4 charts that show how banking customers are changing
- Large regional banks saw a net loss of 15 percent of customers.
- Online banks saw a net gain of +11 percent.
11 percent of bank customers switched banks last year, according to the Accenture’s new 2016 North America Consumer Digital Banking Survey.
Banks are working harder to retain customers and keep up with their changing demands. Today’s bank clients are increasingly conscientious about extracting the most value out of their banks. This presents an opportunity for financial institutions as customers are increasingly aware that getting the best and most valuable offers requires sharing their personal information. 66 percent of respondents said they were willing to share their personal data to receive relevant product and service options.
Consequently, the report recommends that in order to better retain customers, banks should better leverage their use of customer data.

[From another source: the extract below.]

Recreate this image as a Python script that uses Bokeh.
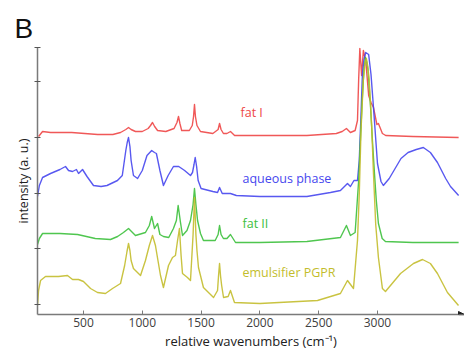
from bokeh.plotting import figure
from bokeh.models import FixedTicker, Label, Arrow, NormalHead
from bokeh.embed import file_html
from bokeh.resources import INLINE

# ---- data (relative wavenumber in cm^-1, stacked intensity in a.u.) ----
wn_fat1 = [118, 152, 220, 400, 620, 750, 815, 860, 883, 905, 942, 1000, 1050, 1070, 1087, 1105, 1130,
           1200, 1270, 1295, 1308, 1320, 1335, 1400, 1425, 1436, 1444, 1452, 1465, 1495, 1600, 1645,
           1657, 1670, 1690, 1720, 1750, 1785, 2000, 2400, 2650, 2700, 2736, 2770, 2810, 2830, 2840,
           2850, 2865, 2880, 2900, 2925, 2945, 2966, 2995, 3008, 3042, 3070, 3300, 3690]
int_fat1 = [178, 183, 182, 182, 180, 180, 182, 185, 187, 185, 183, 183, 186, 189, 192, 188, 184,
            183, 186, 192, 198, 191, 184, 184, 189, 198, 210, 198, 189, 183, 181, 185,
            191, 185, 181, 181, 183, 179, 179, 179, 181, 183, 186, 182, 184, 194, 235,
            266, 239, 264, 254, 219, 212, 207, 190, 191, 181, 179, 178, 177]

wn_aq = [109, 125, 152, 220, 300, 347, 373, 407, 440, 458, 492, 530, 585, 650, 700, 789, 830, 860,
         872, 883, 895, 905, 925, 960, 1000, 1040, 1080, 1104, 1120, 1150, 1180, 1220, 1265, 1310, 1360,
         1410, 1427, 1440, 1450, 1462, 1475, 1500, 1600, 1640, 1657, 1680, 1750, 1800, 2000, 2400, 2600,
         2685, 2745, 2770, 2800, 2830, 2845, 2860, 2872, 2885, 2900, 2925, 2945, 2966, 3000, 3030,
         3050, 3100, 3200, 3260, 3330, 3390, 3450, 3510, 3580, 3621, 3690]
int_aq = [118, 129, 137, 141, 145, 148, 144, 143, 145, 141, 145, 138, 129, 128, 129, 134, 139, 164,
          172, 177, 168, 154, 139, 136, 144, 159, 164, 162, 161, 144, 129, 139, 148, 148, 144,
          139, 142, 150, 157, 148, 134, 126, 123, 122, 127, 121, 121, 119, 118, 118, 122,
          124, 131, 128, 134, 134, 154, 200, 241, 255, 262, 260, 240, 207, 151, 133,
          129, 136, 156, 162, 165, 167, 162, 152, 136, 128, 119]

wn_fat2 = [109, 125, 152, 300, 450, 600, 730, 790, 840, 883, 942, 1027, 1060, 1080, 1104, 1130,
           1150, 1180, 1225, 1265, 1290, 1305, 1325, 1342, 1380, 1410, 1432, 1444, 1456, 1470, 1495,
           1520, 1620, 1645, 1657, 1670, 1690, 1720, 1750, 1793, 2000, 2400, 2685, 2736, 2770, 2810,
           2840, 2855, 2870, 2885, 2898, 2910, 2920, 2940, 2957, 2975, 2990, 3008, 3040, 3068, 3300,
           3690]
int_fat2 = [70, 76, 81, 81, 80, 76, 75, 78, 82, 86, 79, 82, 89, 98, 86, 91,
            80, 78, 77, 86, 94, 109, 92, 79, 84, 94, 110, 126, 110, 94, 81,
            74, 74, 80, 89, 80, 76, 76, 80, 72, 72, 73, 77, 89, 79, 82,
            134, 175, 214, 245, 257, 252, 244, 210, 174, 140, 114, 91, 76, 73, 72,
            72]

wn_pgpr = [109, 118, 135, 177, 288, 364, 407, 458, 500, 560, 619, 687, 747, 815, 850, 870, 883, 895,
           905, 925, 985, 1027, 1060, 1087, 1112, 1129, 1155, 1180, 1223, 1257, 1282, 1300, 1316, 1330,
           1342, 1384, 1410, 1432, 1444, 1456, 1465, 1478, 1520, 1606, 1640, 1648, 1657, 1666, 1675,
           1691, 1730, 1750, 1784, 2000, 2490, 2685, 2745, 2796, 2830, 2845, 2860, 2880, 2895, 2906,
           2918, 2930, 2950, 2966, 2985, 3008, 3042, 3068, 3196, 3306, 3383, 3450, 3510, 3595, 3689]
int_pgpr = [9, 24, 34, 38, 38, 39, 35, 35, 33, 26, 22, 21, 26, 31, 49, 63, 71, 64,
            54, 46, 39, 54, 69, 79, 69, 57, 39, 27, 49, 57, 59, 74, 86, 59,
            41, 37, 34, 80, 117, 80, 64, 47, 27, 17, 24, 38, 51, 38, 29,
            17, 18, 24, 12, 11, 14, 21, 34, 26, 74, 120, 184, 235, 252, 256,
            248, 234, 190, 141, 90, 57, 26, 23, 41, 51, 55, 51, 41, 22, 9]

series_names = ["fat I", "aqueous phase", "fat II", "emulsifier PGPR"]
series_colors = ["#ee4646", "#4646ee", "#3cc03c", "#c3bd2c"]
label_wn = [1835, 1852, 1852, 1852]
label_int = [202, 136, 91, 42]

x_ticks = [500, 1000, 1500, 2000, 2500, 3000]
y_ticks = [10, 66, 121, 177, 233, 267]

FONT = "Open Sans"

p = figure(width=464, height=350, output_backend="svg", toolbar_location=None,
           x_range=(109, 3740), y_range=(0, 267),
           min_border_left=37, min_border_right=0, min_border_top=47, min_border_bottom=36,
           frame_width=427, frame_height=267)
p.outline_line_color = None
p.grid.visible = False
p.background_fill_color = "white"

p.title.text = "B"
p.title.text_font = "Liberation Sans"
p.title.text_font_size = "28px"
p.title.text_font_style = "normal"
p.title.text_color = "#111111"
p.title.align = "left"
p.title.offset = -23
p.title.standoff = 8

curves = [(wn_fat1, int_fat1), (wn_aq, int_aq), (wn_fat2, int_fat2), (wn_pgpr, int_pgpr)]
for (xs, ys), c in zip(curves, series_colors):
    p.line(xs, ys, line_color=c, line_width=1.4, line_alpha=0.9, line_join="round")

for name, c, lx, ly in zip(series_names, series_colors, label_wn, label_int):
    p.add_layout(Label(x=lx, y=ly, text=name, text_color=c, text_font=FONT,
                       text_font_size="12.5px", text_baseline="middle", text_align="left"))

ax = p.xaxis[0]
ax.ticker = FixedTicker(ticks=x_ticks)
ax.axis_line_color = "#7a7a7a"
ax.axis_line_width = 1.5
ax.major_tick_line_color = "#7a7a7a"
ax.major_tick_in = 4
ax.major_tick_out = 0
ax.minor_tick_line_color = None
ax.major_label_text_font = FONT
ax.major_label_text_font_size = "12px"
ax.major_label_text_color = "#404040"
ax.major_label_standoff = 3
ax.axis_label = "relative wavenumbers (cm\u207b\u00b9)"
ax.axis_label_text_font = FONT
ax.axis_label_text_font_size = "13px"
ax.axis_label_text_font_style = "normal"
ax.axis_label_text_color = "#202020"
ax.axis_label_standoff = 2

ay = p.yaxis[0]
ay.ticker = FixedTicker(ticks=y_ticks)
ay.axis_line_color = "#7a7a7a"
ay.axis_line_width = 1.5
ay.major_tick_line_color = "#555555"
ay.major_tick_in = 3
ay.major_tick_out = 3
ay.minor_tick_line_color = None
ay.major_label_text_font_size = "0px"
ay.major_label_text_color = None
ay.major_label_standoff = 0
ay.axis_label = "intensity (a. u.)"
ay.axis_label_text_font = FONT
ay.axis_label_text_font_size = "12.5px"
ay.axis_label_text_font_style = "normal"
ay.axis_label_text_color = "#202020"
ay.axis_label_standoff = 3

p.add_layout(Arrow(x_start=3690, y_start=0, x_end=3740, y_end=0, line_color="#7a7a7a", line_width=1.5,
                   end=NormalHead(size=6, fill_color="#222222", line_color="#222222")))

html = file_html(p, INLINE)
open("out.html", "w").write(html)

In such a climate, digital banks are clear winners of the switching game. Large regional banks saw a net loss of -15 percent. Online-virtual banks saw a net gain of +11 percent. At +3 percent, payments providers had the second highest net gain among all types of financial institutions.
That being said, bank branches are not going away any time soon. 87 percent of respondents, including 86 percent of millennials, report that they want to use a physical bank branch in the future. Bank branches seem to be an important part of the omnichannel banking experience.
Customers use different channels in different ways. Online banking is the dominant form of banking with 60 percent of respondents reporting they use it at least weekly. Mobile is used mostly as a transactional tool. The top three reasons for mobile banking are making a payment, depositing a check and viewing a past transaction.
Roboadvice, or the use of automation to assist customers with their financial needs, is also seen favorably by customers, mostly due to convenience and price. 46 percent of costumers — a number the report authors found “surprising” — said they are willing to bank using roboadvice.
“Introducing robo-advice into retail banking cannot be done in haste,” the report warns. “Banks need to determine the right technologies, pricing strategies and how to enable roboadvice without creating channel conflict.”